Season of significance
WORLEY - They gathered to honor winter, to recognize the season's significance in song, dance and storytelling.
The Coeur d'Alene Tribe hosted a Winter Blessing Thursday at the Stensgar Pavilion at Circling Raven Golf Club.
"We come together to find the warmth and the happiness in our song and dances, and to give thanks for the easy winter we've had this year," said Cliff SiJohn, cultural awareness director for the casino.
Open to the public, about 100 people attended the event.
The Shooting Star dancers, ages 3-16, swirled, tapped and stepped their way through the pavilion in time to tribal singing and drumming.
SiJohn then honored the tribe's tradition of oral history, and shared a story about the cultural importance of the bitterroot plant.
"It saved the people, this bitterroot," SiJohn said.
He spoke of a time, long, long ago when the winter was very harsh and long.
There were no animals to hunt, and the people's stores of dried foods had run out.
"There was much sorrow in the camps.
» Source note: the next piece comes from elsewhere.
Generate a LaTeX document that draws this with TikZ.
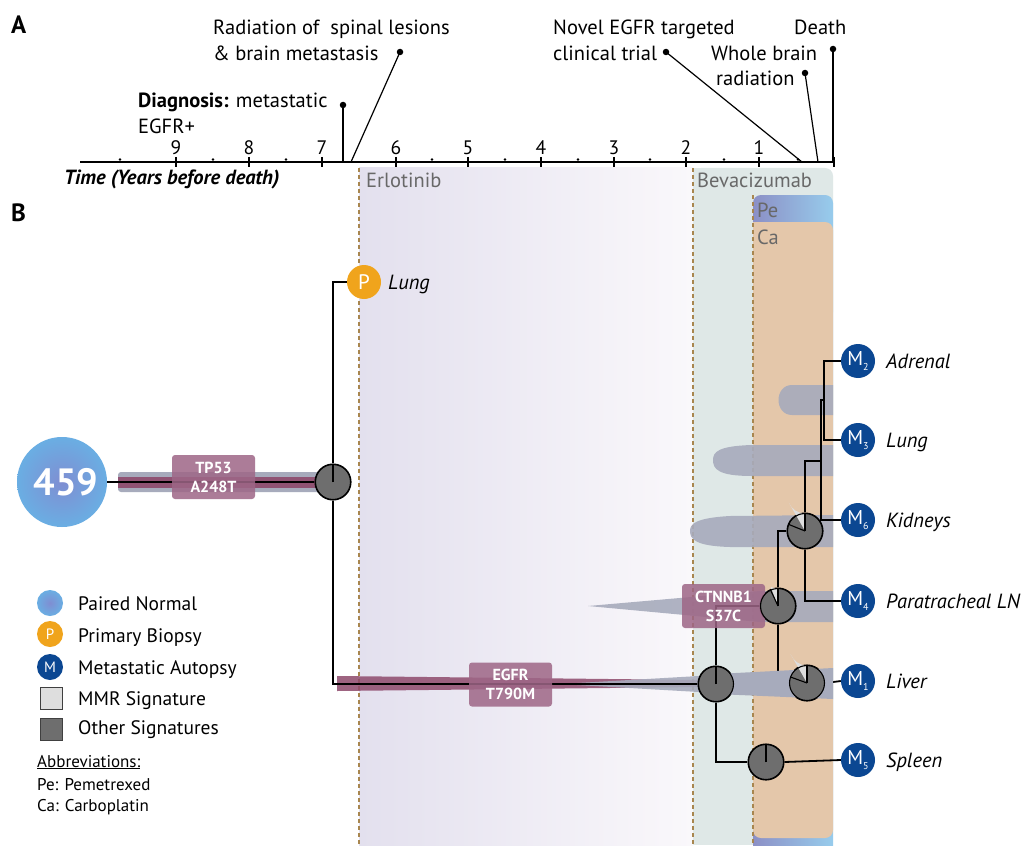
\documentclass[tikz,border=0pt]{standalone}
\usepackage{fontspec}
\setmainfont{PT Sans}
\usetikzlibrary{calc}
\definecolor{mblue}{HTML}{0B4792}
\definecolor{porange}{HTML}{F0A41C}
\definecolor{ngray}{HTML}{6E6E6E}
\definecolor{nlight}{HTML}{DEDEDE}
\definecolor{wgray}{HTML}{A7ABBC}
\definecolor{mpurple}{HTML}{8E4A6C}
\definecolor{boxpurple}{HTML}{9E6686}
\definecolor{bevac}{HTML}{DFE8E7}
\definecolor{carbo}{HTML}{E4C7AA}
\definecolor{dashc}{HTML}{A8864F}
\definecolor{txtgray}{HTML}{686868}
\definecolor{erlA}{HTML}{E3E0EE}
\definecolor{erlB}{HTML}{FAF8FB}
\definecolor{peA}{HTML}{8C90C6}
\definecolor{peB}{HTML}{97CCEC}
\definecolor{nrmIn}{HTML}{7F8ED2}
\definecolor{nrmOut}{HTML}{6AAEE3}
\newcommand{\msub}[1]{M\raisebox{-5.5pt}{\fontsize{10}{10}\selectfont #1}}
\begin{document}
\begin{tikzpicture}[x=1pt,y=-1pt,
  every node/.style={inner sep=0pt},
  tl/.style={font=\fontsize{20.5}{20.5}\selectfont, anchor=base west},
  tnum/.style={font=\fontsize{19.5}{19.5}\selectfont, anchor=base},
  evdot/.style={circle, fill=black, minimum size=6.5pt},
  evline/.style={line width=1.2pt},
  bandedge/.style={draw=dashc, line width=1.1pt, dash pattern=on 4pt off 3pt},
  bandlab/.style={font=\fontsize{20.5}{20.5}\selectfont, text=txtgray, anchor=base west},
  conn/.style={line width=1.8pt, black},
  pie/.style={circle, minimum size=36pt, draw=black, line width=1.1pt, fill=ngray},
  mnode/.style={circle, minimum size=34pt, fill=mblue, text=white, font=\fontsize{20}{20}\selectfont},
  site/.style={font=\fontsize{20.5}{20.5}\selectfont\itshape, anchor=base west},
  mut/.style={rounded corners=3pt, fill=boxpurple, fill opacity=0.85, text opacity=1, text=white,
    minimum width=83pt, minimum height=44pt, align=center, font=\fontsize{16}{19}\selectfont\bfseries},
  leg/.style={font=\fontsize{19.5}{19.5}\selectfont, anchor=base west},
  abb/.style={font=\fontsize{17}{17}\selectfont, anchor=base west},
  wedge/.style={fill=wgray, fill opacity=0.9}
]
\useasboundingbox (0,0) rectangle (1024,845);
\fill[white] (0,0) rectangle (1024,845);

% ---------- Panel labels
\node[font=\fontsize{25}{25}\selectfont\bfseries, anchor=base west] (pA) at (11,34) {A};
\node[font=\fontsize{25}{25}\selectfont\bfseries, anchor=base west] (pB) at (11,221) {B};

% ---------- Treatment bands
\shade[left color=erlA, right color=erlB] (359,168) rectangle (693,845);
\fill[bevac, rounded corners=8pt] (693,168) rectangle (833,320);
\fill[bevac] (693,200) rectangle (833,845);
\fill[bevac] (693,168) rectangle (720,200);
\shade[left color=peA, right color=peB, rounded corners=8pt] (753,195) rectangle (833,860);
\fill[carbo, rounded corners=8pt] (753,222) rectangle (833,838);
\fill[carbo] (753,222) rectangle (770,240);
\draw[bandedge] (359,168) -- (359,845);
\draw[bandedge] (693,168) -- (693,845);
\draw[bandedge] (753,195) -- (753,845);
\node[bandlab] (erl) at (366,187) {Erlotinib};
\node[bandlab] (bev) at (697,187) {Bevacizumab};
\node[bandlab] (pe) at (757,217) {Pe};
\node[bandlab] (ca) at (757,244) {Ca};

% ---------- Timeline
\draw[line width=2.4pt] (80,162) -- (835,162);
\foreach \x/\l in {176/9,249/8,322/7,396/6,468/5,541/4,614/3,686/2,759/1}{
  \draw[line width=2pt] (\x,157) -- (\x,167);
  \node[tnum] (y\l) at (\x,155) {\l};
}
\draw[line width=2pt] (834,157) -- (834,167);
\foreach \x in {120,213,286,432,505,578,650,724,798}{
  \fill (\x,159.5) circle (1.4pt);
}
\node[tl, font=\fontsize{20.5}{20.5}\selectfont\bfseries\itshape] (tlab) at (64,185) {Time (Years before death)};

% events
\coordinate (a1) at (343,162);
\coordinate (a2) at (351,162);
\coordinate (a3) at (802,162);
\coordinate (a4) at (818,162);
\coordinate (a5) at (833,162);
\node[evdot] (d1) at (343,105) {};
\node[evdot] (d2) at (400,52) {};
\node[evdot] (d3) at (666,52) {};
\node[evdot] (d4) at (805,73) {};
\node[evdot] (d5) at (833,49) {};
\draw[evline] (d1.center) -- (a1);
\draw[evline] (d2.center) -- (a2);
\draw[evline] (d3.center) -- (a3);
\draw[evline] (d4.center) -- (a4);
\draw[evline] (d5.center) -- (a5);
\node[tl] (t1a) at (138,108) {\textbf{Diagnosis:} metastatic};
\node[tl] (t1b) at (138,134) {EGFR+};
\node[tl] (t2a) at (213,35) {Radiation of \ spinal lesions};
\node[tl] (t2b) at (213,61) {\& brain metastasis};
\node[tl] (t3a) at (553,35) {Novel EGFR targeted};
\node[tl] (t3b) at (553,61) {clinical trial};
\node[tl] (t4a) at (711,61) {Whole brain};
\node[tl] (t4b) at (716,86) {radiation};
\node[tl] (t5) at (794,35) {Death};

% ---------- Tree branch shapes
\fill[wgray, rounded corners=3pt] (118,472) rectangle (322,492);
\fill[mpurple, opacity=0.9] (118,476.5) rectangle (330,488);
\fill[mpurple, opacity=0.85] (337,676) -- (700,680) -- (700,687) -- (337,691) -- cycle;
\fill[wedge] (560,684) -- (716,675) -- (716,693) -- cycle;
\fill[wedge] (588,606) -- (760,591) -- (833,591) -- (833,622) -- (760,622) -- cycle;
\fill[wedge] (833,385) -- (792,385) .. controls (774,385) and (774,415) .. (792,415) -- (833,415) -- cycle;
\fill[wedge] (833,445) -- (752,445) .. controls (718,446) and (713,452) .. (713,460) .. controls (713,469) and (718,476) .. (752,476) -- (833,476) -- cycle;
\fill[wedge] (833,515) -- (730,516) .. controls (695,518) and (690,524) .. (690,531) .. controls (690,539) and (695,546) .. (730,547) -- (833,547) -- cycle;

% ---------- Nodes
\node[circle, minimum size=90pt, inner color=nrmIn, outer color=nrmOut, text=white,
  font=\fontsize{38}{38}\selectfont\bfseries] (n459) at (62,482) {\hspace{8pt}459};
\node[pie] (root) at (333,482) {};
\node[circle, minimum size=34pt, fill=porange, text=white, font=\fontsize{21}{21}\selectfont] (P) at (364,282) {P};
\node[site] (lP) at (388,289) {Lung};
\node[pie] (egfr) at (716,684) {};
\node[pie] (ct) at (778,606) {};
\node[pie] (kid) at (805,531) {};
\node[pie] (liv) at (807,683) {};
\node[pie] (sp) at (766,762) {};
\coordinate (b1) at (821,461);
\coordinate (b2) at (824,400);
\node[mnode] (M2) at (858,361) {\msub{2}};
\node[mnode] (M3) at (858,440) {\msub{3}};
\node[mnode] (M6) at (858,520) {\msub{6}};
\node[mnode] (M4) at (858,601) {\msub{4}};
\node[mnode] (M1) at (858,681) {\msub{1}};
\node[mnode] (M5) at (858,760) {\msub{5}};
\node[site] (l2) at (886,368) {Adrenal};
\node[site] (l3) at (886,447) {Lung};
\node[site] (l6) at (886,527) {Kidneys};
\node[site] (l4) at (886,608) {Paratracheal LN};
\node[site] (l1) at (886,688) {Liver};
\node[site] (l5) at (886,767) {Spleen};

% ---------- Connectors
\draw[conn] (n459.east) -- (root.west);
\draw[conn] (P.west) -| (root.north);
\draw[conn] (root.south) |- (egfr.west);
\draw[conn] (egfr.north) |- (ct.west);
\draw[conn] (egfr.south) |- (sp.west);
\draw[conn] (sp.east) -- (M5.west);
\draw[conn] (ct.north) |- (kid.west);
\draw[conn] (ct.south) |- (liv.west);
\draw[conn] (liv.east) -- (M1.west);
\draw[conn] (kid.south) |- (M4.west);
\draw[conn] (kid.north) |- (b1);
\draw[conn] (b1) |- (M6.west);
\draw[conn] (b1) |- (b2);
\draw[conn] (b2) |- (M2.west);
\draw[conn] (b2) |- (M3.west);

\fill[wgray] (716,674) -- (833,668) -- (833,699) -- (716,694) -- cycle;

% mutation labels
\node[mut] (mTP) at (213.5,477) {TP53\\A248T};
\node[mut] (mEG) at (510.5,684.5) {EGFR\\T790M};
\node[mut] (mCT) at (723.5,606) {CTNNB1\\S37C};

% ---------- Pie nodes on top (arc angles mirrored by the flipped y axis)
\foreach \n/\a in {root/90,egfr/90,sp/90,ct/115,kid/158,liv/160}{
  \fill[ngray] (\n.center) circle (17.5pt);
  \fill[nlight] (\n.center) -- ++(0pt,17.5pt) arc[start angle=-90, end angle=-\a, radius=17.5pt] -- cycle;
  \draw[line width=1.1pt] (\n.center) -- ++(0pt,17.5pt);
  \draw[line width=1.1pt] (\n.center) -- ++(\a:17.5pt);
  \draw[line width=1.1pt] (\n.center) circle (17.5pt);
}

% ---------- Legend
\node[circle, minimum size=26pt, inner color=nrmIn, outer color=nrmOut] (gN) at (50,603) {};
\node[circle, minimum size=26pt, fill=porange, text=white, font=\fontsize{15}{15}\selectfont] (gP) at (50,634) {P};
\node[circle, minimum size=26pt, fill=mblue, text=white, font=\fontsize{15}{15}\selectfont] (gM) at (50,667) {M};
\node[minimum size=22pt, fill=nlight, draw=black!75, line width=1pt] (gA) at (51.5,698.5) {};
\node[minimum size=22pt, fill=ngray, draw=black!75, line width=1pt] (gB) at (51.5,729.5) {};
\node[leg] (tN) at (78,610) {Paired Normal};
\node[leg] (tP) at (78,642) {Primary Biopsy};
\node[leg] (tM) at (78,674) {Metastatic Autopsy};
\node[leg] (tA) at (78,705) {MMR Signature};
\node[leg] (tB) at (78,734) {Other Signatures};
\node[abb] (ab0) at (37,767) {\underline{Abbreviations:}};
\node[abb] (ab1) at (37,790) {Pe: Pemetrexed};
\node[abb] (ab2) at (37,811) {Ca: Carboplatin};
\end{tikzpicture}
\end{document}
Many cried at night," SiJohn said.
He said there was a woman who "went to the sweat house and prayed hard."
The Creator told her to take her family and move to the mountains, he said, and although she was frightened to do that, the woman packed her children up and set off through the ridges into the hills.
There was no food to be found, and the woman fell into a deep sleep. When she awakened, she began to cry uncontrollably.
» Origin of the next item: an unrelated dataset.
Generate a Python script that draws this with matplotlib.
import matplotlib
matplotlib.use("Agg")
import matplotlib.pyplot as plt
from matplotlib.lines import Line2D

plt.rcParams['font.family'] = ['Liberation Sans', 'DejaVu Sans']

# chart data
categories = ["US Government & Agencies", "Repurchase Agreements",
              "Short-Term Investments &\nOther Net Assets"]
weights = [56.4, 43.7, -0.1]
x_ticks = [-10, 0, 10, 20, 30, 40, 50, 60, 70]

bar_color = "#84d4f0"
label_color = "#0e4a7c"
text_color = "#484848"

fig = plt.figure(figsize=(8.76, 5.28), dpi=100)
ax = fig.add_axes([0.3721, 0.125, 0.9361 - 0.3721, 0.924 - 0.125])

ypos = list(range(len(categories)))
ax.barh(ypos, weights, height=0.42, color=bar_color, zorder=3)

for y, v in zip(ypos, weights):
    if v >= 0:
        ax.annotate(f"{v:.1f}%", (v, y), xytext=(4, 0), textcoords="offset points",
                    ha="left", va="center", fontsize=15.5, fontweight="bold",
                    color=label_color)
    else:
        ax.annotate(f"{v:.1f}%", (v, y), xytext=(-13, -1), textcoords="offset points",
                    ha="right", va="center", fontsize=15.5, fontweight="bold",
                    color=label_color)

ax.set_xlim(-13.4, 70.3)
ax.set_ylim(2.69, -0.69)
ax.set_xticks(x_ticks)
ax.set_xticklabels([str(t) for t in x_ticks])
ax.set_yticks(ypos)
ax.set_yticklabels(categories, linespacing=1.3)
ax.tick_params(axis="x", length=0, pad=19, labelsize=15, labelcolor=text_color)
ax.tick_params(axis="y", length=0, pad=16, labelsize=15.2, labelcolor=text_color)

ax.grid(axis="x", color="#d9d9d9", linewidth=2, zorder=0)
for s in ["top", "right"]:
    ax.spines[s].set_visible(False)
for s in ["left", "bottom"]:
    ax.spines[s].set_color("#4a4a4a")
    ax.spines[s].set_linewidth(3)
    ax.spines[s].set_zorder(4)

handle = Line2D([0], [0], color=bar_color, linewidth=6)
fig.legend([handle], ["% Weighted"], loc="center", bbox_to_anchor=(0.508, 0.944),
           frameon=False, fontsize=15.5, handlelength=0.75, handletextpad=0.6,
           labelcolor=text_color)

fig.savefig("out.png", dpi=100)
She walked as she cried, and as her tears hit the ground, roots began to grow and sprout.
The people eventually dug the roots up and ate them.
It was nourishing and calmed the pains in their stomachs, SiJohn said.
That root was the bitterroot.
There is always a reason or a moral to an Indian story, he said, and the message of the woman and the bitterroot is to never give up.
"She found the strength," SiJohn said. "All of us have in your heart, room for better judgment, better decisions."